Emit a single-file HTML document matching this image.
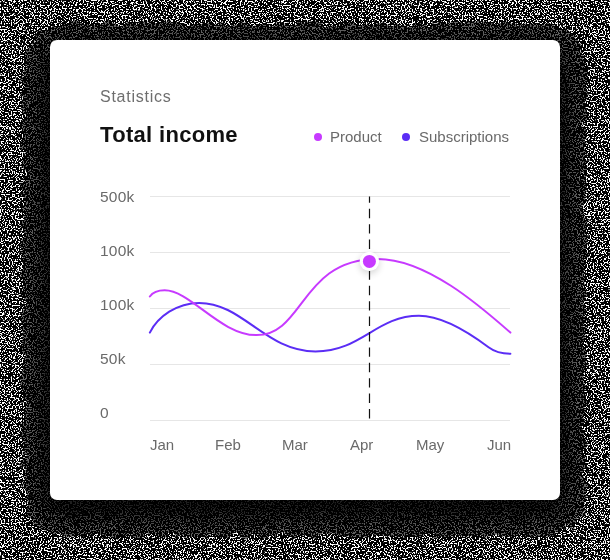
<!DOCTYPE html>
<html><head><meta charset="utf-8">
<style>
html,body{margin:0;padding:0;background:#000;}
body{width:610px;height:560px;overflow:hidden;position:relative;font-family:"Liberation Sans",sans-serif;}
#noise{position:absolute;left:0;top:0;width:610px;height:560px;display:block;}
#card{position:absolute;left:50px;top:40px;width:510px;height:460px;border-radius:7px;background:#fff;}
.t{position:absolute;white-space:nowrap;line-height:1;will-change:transform;}
#stat{left:99.5px;top:89px;font-size:16px;color:#6e6e6e;letter-spacing:0.75px;}
#title{left:100px;top:123.5px;font-size:22px;font-weight:bold;color:#111;letter-spacing:0.32px;}
.leg{font-size:15px;color:#6a6a6a;top:129px;}
.yl{font-size:15.5px;color:#6a6a6a;left:99.6px;letter-spacing:.25px;margin-top:-0.2px;}
.xl{font-size:15px;color:#6a6a6a;top:437px;}
#chart{position:absolute;left:0;top:0;width:610px;height:560px;}
</style></head><body>
<svg id="noise" width="610" height="560" viewBox="0 0 610 560">
 <filter id="nf" x="0" y="0" width="100%" height="100%" color-interpolation-filters="sRGB">
  <feTurbulence type="fractalNoise" baseFrequency="0.72" numOctaves="1" seed="7" result="n"/>
  <feColorMatrix type="matrix" values="0 0 0 0 1  0 0 0 0 1  0 0 0 0 1  40 0 0 0 -21.72"/>
 </filter>
 <rect width="610" height="560" fill="#000"/>
 <rect width="610" height="560" filter="url(#nf)"/>
<filter id="sh" x="-20%" y="-20%" width="140%" height="140%" color-interpolation-filters="sRGB">
  <feGaussianBlur in="SourceAlpha" stdDeviation="13.5"/>
  <feComponentTransfer result="m"><feFuncA type="table" tableValues="0 0 0 0 0.28 0.6 0.603 0.607 0.61 0.614 0.617 0.62 0.624 0.627 0.631 0.634 0.638 0.641 0.644 0.648 0.651 0.655 0.658 0.661 0.665 0.668 0.671 0.674 0.677 0.679 0.682 0.684 0.687 0.69 0.692 0.695 0.697 0.7 0.703 0.705 0.708 0.711 0.713 0.716 0.718 0.721 0.724 0.726 0.729 0.731 0.734 0.737 0.739 0.742 0.745 0.747 0.75 0.751 0.753 0.755 0.756 0.758 0.76 0.761 0.763 0.764 0.766 0.768 0.769 0.771 0.772 0.774 0.776 0.777 0.779 0.78 0.782 0.784 0.785 0.787 0.788 0.79 0.792 0.793 0.795 0.797 0.798 0.8 0.801 0.803 0.805 0.806 0.808 0.809 0.811 0.813 0.814 0.816 0.817 0.819 0.821 0.822 0.824 0.826 0.827 0.829 0.83 0.832 0.834 0.835 0.837 0.838 0.84 0.842 0.843 0.845 0.846 0.848 0.85 0.851 0.853 0.855 0.856 0.858 0.859 0.861 0.863 0.864 0.865 0.866 0.866 0.866 0.867 0.867 0.868 0.868 0.869 0.869 0.869 0.87 0.87 0.871 0.871 0.872 0.872 0.872 0.873 0.873 0.874 0.874 0.874 0.875 0.875 0.876 0.876 0.877 0.877 0.877 0.878 0.878 0.879 0.879 0.879 0.88 0.88 0.881 0.881 0.882 0.882 0.882 0.883 0.883 0.884 0.884 0.885 0.885 0.885 0.886 0.886 0.887 0.887 0.887 0.888 0.888 0.889 0.889 0.89 0.89 0.89 0.891 0.891 0.892 0.892 0.893 0.893 0.893 0.894 0.894 0.895 0.895 0.895 0.895 0.895 0.895 0.895 0.896 0.896 0.896 0.896 0.896 0.896 0.896 0.896 0.896 0.896 0.896 0.897 0.897 0.897 0.897 0.897 0.897 0.897 0.897 0.897 0.897 0.897 0.898 0.898 0.898 0.898 0.898 0.898 0.898 0.898 0.898 0.898 0.898 0.898 0.899 0.899 0.899 0.899 0.899 0.899 0.899 0.899 0.899 0.899 0.899 0.9 0.9 0.9 0.9 0.9 0.9"/></feComponentTransfer>
  <feTurbulence type="fractalNoise" baseFrequency="0.1" numOctaves="4" seed="23" result="t"/>
  <feDisplacementMap in="m" in2="t" scale="13" xChannelSelector="R" yChannelSelector="G"/>
 </filter>
 <rect x="49" y="50" width="510" height="460" rx="7" fill="#000" filter="url(#sh)"/>
</svg>
<div id="card"></div>
<svg id="chart" width="610" height="560" viewBox="0 0 610 560">
 <g stroke="#e6e6e6" stroke-width="1" shape-rendering="crispEdges">
  <line x1="150" x2="510" y1="196.5" y2="196.5"/>
  <line x1="150" x2="510" y1="252.5" y2="252.5"/>
  <line x1="150" x2="510" y1="308.5" y2="308.5"/>
  <line x1="150" x2="510" y1="364.5" y2="364.5"/>
  <line x1="150" x2="510" y1="420.5" y2="420.5"/>
 </g>
 <path fill="none" stroke="#5b2df5" stroke-width="2" stroke-linecap="round" d="M149.85 332.58C157.95 316.50 177.00 302.90 199.20 302.90C242.60 302.90 265.68 351.40 315.50 351.40C361.50 351.40 376.48 315.79 418.90 315.79C446.07 315.79 477.24 338.81 488.54 347.29C496.12 352.99 503.42 353.75 510.40 353.75"/>
 <path fill="none" stroke="#c73aff" stroke-width="2" stroke-linecap="round" d="M149.85 296.50C152.71 292.47 157.31 290.35 164.68 290.35C190.68 290.35 220.07 335.11 256.57 335.11C304.20 335.11 300.80 258.95 377.60 258.95C426.46 258.95 480.05 305.92 510.40 332.60"/>
 <line x1="369.5" x2="369.5" y1="196.5" y2="420" stroke="#111" stroke-width="1.2" stroke-dasharray="9.4 6" stroke-dashoffset="3.1"/>
 <filter id="ds" x="-100%" y="-100%" width="300%" height="300%"><feGaussianBlur stdDeviation="3.5"/></filter>
 <circle cx="369.4" cy="264" r="10" fill="#000" opacity=".16" filter="url(#ds)"/>
 <circle cx="369.4" cy="261.4" r="9.7" fill="#fff"/>
 <circle cx="369.4" cy="261.4" r="6.5" fill="#c73aff"/>
 <circle cx="318" cy="137" r="4" fill="#c73aff"/>
 <circle cx="406" cy="137" r="4" fill="#5b2df5"/>
</svg>
<div class="t" id="stat">Statistics</div>
<div class="t" id="title">Total income</div>
<div class="t leg" style="left:330px">Product</div>
<div class="t leg" style="left:419px">Subscriptions</div>
<div class="t yl" style="top:189px">500k</div>
<div class="t yl" style="top:243px">100k</div>
<div class="t yl" style="top:297px">100k</div>
<div class="t yl" style="top:351px">50k</div>
<div class="t yl" style="top:405px">0</div>
<div class="t xl" style="left:150px">Jan</div>
<div class="t xl" style="left:215px">Feb</div>
<div class="t xl" style="left:282px">Mar</div>
<div class="t xl" style="left:350px">Apr</div>
<div class="t xl" style="left:416px">May</div>
<div class="t xl" style="left:487px">Jun</div>
</body></html>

__________________________________________________

## Your goal
Return each line of the data, keeping its wording exact and omitting pictures.

## Final result
Emit a single-file HTML document matching this image.
<!DOCTYPE html>
<html><head><meta charset="utf-8">
<style>
html,body{margin:0;padding:0;background:#000;}
body{width:610px;height:560px;overflow:hidden;position:relative;font-family:"Liberation Sans",sans-serif;}
#noise{position:absolute;left:0;top:0;width:610px;height:560px;display:block;}
#card{position:absolute;left:50px;top:40px;width:510px;height:460px;border-radius:7px;background:#fff;}
.t{position:absolute;white-space:nowrap;line-height:1;will-change:transform;}
#stat{left:99.5px;top:89px;font-size:16px;color:#6e6e6e;letter-spacing:0.75px;}
#title{left:100px;top:123.5px;font-size:22px;font-weight:bold;color:#111;letter-spacing:0.32px;}
.leg{font-size:15px;color:#6a6a6a;top:129px;}
.yl{font-size:15.5px;color:#6a6a6a;left:99.6px;letter-spacing:.25px;margin-top:-0.2px;}
.xl{font-size:15px;color:#6a6a6a;top:437px;}
#chart{position:absolute;left:0;top:0;width:610px;height:560px;}
</style></head><body>
<svg id="noise" width="610" height="560" viewBox="0 0 610 560">
 <filter id="nf" x="0" y="0" width="100%" height="100%" color-interpolation-filters="sRGB">
  <feTurbulence type="fractalNoise" baseFrequency="0.72" numOctaves="1" seed="7" result="n"/>
  <feColorMatrix type="matrix" values="0 0 0 0 1  0 0 0 0 1  0 0 0 0 1  40 0 0 0 -21.72"/>
 </filter>
 <rect width="610" height="560" fill="#000"/>
 <rect width="610" height="560" filter="url(#nf)"/>
<filter id="sh" x="-20%" y="-20%" width="140%" height="140%" color-interpolation-filters="sRGB">
  <feGaussianBlur in="SourceAlpha" stdDeviation="13.5"/>
  <feComponentTransfer result="m"><feFuncA type="table" tableValues="0 0 0 0 0.28 0.6 0.603 0.607 0.61 0.614 0.617 0.62 0.624 0.627 0.631 0.634 0.638 0.641 0.644 0.648 0.651 0.655 0.658 0.661 0.665 0.668 0.671 0.674 0.677 0.679 0.682 0.684 0.687 0.69 0.692 0.695 0.697 0.7 0.703 0.705 0.708 0.711 0.713 0.716 0.718 0.721 0.724 0.726 0.729 0.731 0.734 0.737 0.739 0.742 0.745 0.747 0.75 0.751 0.753 0.755 0.756 0.758 0.76 0.761 0.763 0.764 0.766 0.768 0.769 0.771 0.772 0.774 0.776 0.777 0.779 0.78 0.782 0.784 0.785 0.787 0.788 0.79 0.792 0.793 0.795 0.797 0.798 0.8 0.801 0.803 0.805 0.806 0.808 0.809 0.811 0.813 0.814 0.816 0.817 0.819 0.821 0.822 0.824 0.826 0.827 0.829 0.83 0.832 0.834 0.835 0.837 0.838 0.84 0.842 0.843 0.845 0.846 0.848 0.85 0.851 0.853 0.855 0.856 0.858 0.859 0.861 0.863 0.864 0.865 0.866 0.866 0.866 0.867 0.867 0.868 0.868 0.869 0.869 0.869 0.87 0.87 0.871 0.871 0.872 0.872 0.872 0.873 0.873 0.874 0.874 0.874 0.875 0.875 0.876 0.876 0.877 0.877 0.877 0.878 0.878 0.879 0.879 0.879 0.88 0.88 0.881 0.881 0.882 0.882 0.882 0.883 0.883 0.884 0.884 0.885 0.885 0.885 0.886 0.886 0.887 0.887 0.887 0.888 0.888 0.889 0.889 0.89 0.89 0.89 0.891 0.891 0.892 0.892 0.893 0.893 0.893 0.894 0.894 0.895 0.895 0.895 0.895 0.895 0.895 0.895 0.896 0.896 0.896 0.896 0.896 0.896 0.896 0.896 0.896 0.896 0.896 0.897 0.897 0.897 0.897 0.897 0.897 0.897 0.897 0.897 0.897 0.897 0.898 0.898 0.898 0.898 0.898 0.898 0.898 0.898 0.898 0.898 0.898 0.898 0.899 0.899 0.899 0.899 0.899 0.899 0.899 0.899 0.899 0.899 0.899 0.9 0.9 0.9 0.9 0.9 0.9"/></feComponentTransfer>
  <feTurbulence type="fractalNoise" baseFrequency="0.1" numOctaves="4" seed="23" result="t"/>
  <feDisplacementMap in="m" in2="t" scale="13" xChannelSelector="R" yChannelSelector="G"/>
 </filter>
 <rect x="49" y="50" width="510" height="460" rx="7" fill="#000" filter="url(#sh)"/>
</svg>
<div id="card"></div>
<svg id="chart" width="610" height="560" viewBox="0 0 610 560">
 <g stroke="#e6e6e6" stroke-width="1" shape-rendering="crispEdges">
  <line x1="150" x2="510" y1="196.5" y2="196.5"/>
  <line x1="150" x2="510" y1="252.5" y2="252.5"/>
  <line x1="150" x2="510" y1="308.5" y2="308.5"/>
  <line x1="150" x2="510" y1="364.5" y2="364.5"/>
  <line x1="150" x2="510" y1="420.5" y2="420.5"/>
 </g>
 <path fill="none" stroke="#5b2df5" stroke-width="2" stroke-linecap="round" d="M149.85 332.58C157.95 316.50 177.00 302.90 199.20 302.90C242.60 302.90 265.68 351.40 315.50 351.40C361.50 351.40 376.48 315.79 418.90 315.79C446.07 315.79 477.24 338.81 488.54 347.29C496.12 352.99 503.42 353.75 510.40 353.75"/>
 <path fill="none" stroke="#c73aff" stroke-width="2" stroke-linecap="round" d="M149.85 296.50C152.71 292.47 157.31 290.35 164.68 290.35C190.68 290.35 220.07 335.11 256.57 335.11C304.20 335.11 300.80 258.95 377.60 258.95C426.46 258.95 480.05 305.92 510.40 332.60"/>
 <line x1="369.5" x2="369.5" y1="196.5" y2="420" stroke="#111" stroke-width="1.2" stroke-dasharray="9.4 6" stroke-dashoffset="3.1"/>
 <filter id="ds" x="-100%" y="-100%" width="300%" height="300%"><feGaussianBlur stdDeviation="3.5"/></filter>
 <circle cx="369.4" cy="264" r="10" fill="#000" opacity=".16" filter="url(#ds)"/>
 <circle cx="369.4" cy="261.4" r="9.7" fill="#fff"/>
 <circle cx="369.4" cy="261.4" r="6.5" fill="#c73aff"/>
 <circle cx="318" cy="137" r="4" fill="#c73aff"/>
 <circle cx="406" cy="137" r="4" fill="#5b2df5"/>
</svg>
<div class="t" id="stat">Statistics</div>
<div class="t" id="title">Total income</div>
<div class="t leg" style="left:330px">Product</div>
<div class="t leg" style="left:419px">Subscriptions</div>
<div class="t yl" style="top:189px">500k</div>
<div class="t yl" style="top:243px">100k</div>
<div class="t yl" style="top:297px">100k</div>
<div class="t yl" style="top:351px">50k</div>
<div class="t yl" style="top:405px">0</div>
<div class="t xl" style="left:150px">Jan</div>
<div class="t xl" style="left:215px">Feb</div>
<div class="t xl" style="left:282px">Mar</div>
<div class="t xl" style="left:350px">Apr</div>
<div class="t xl" style="left:416px">May</div>
<div class="t xl" style="left:487px">Jun</div>
</body></html>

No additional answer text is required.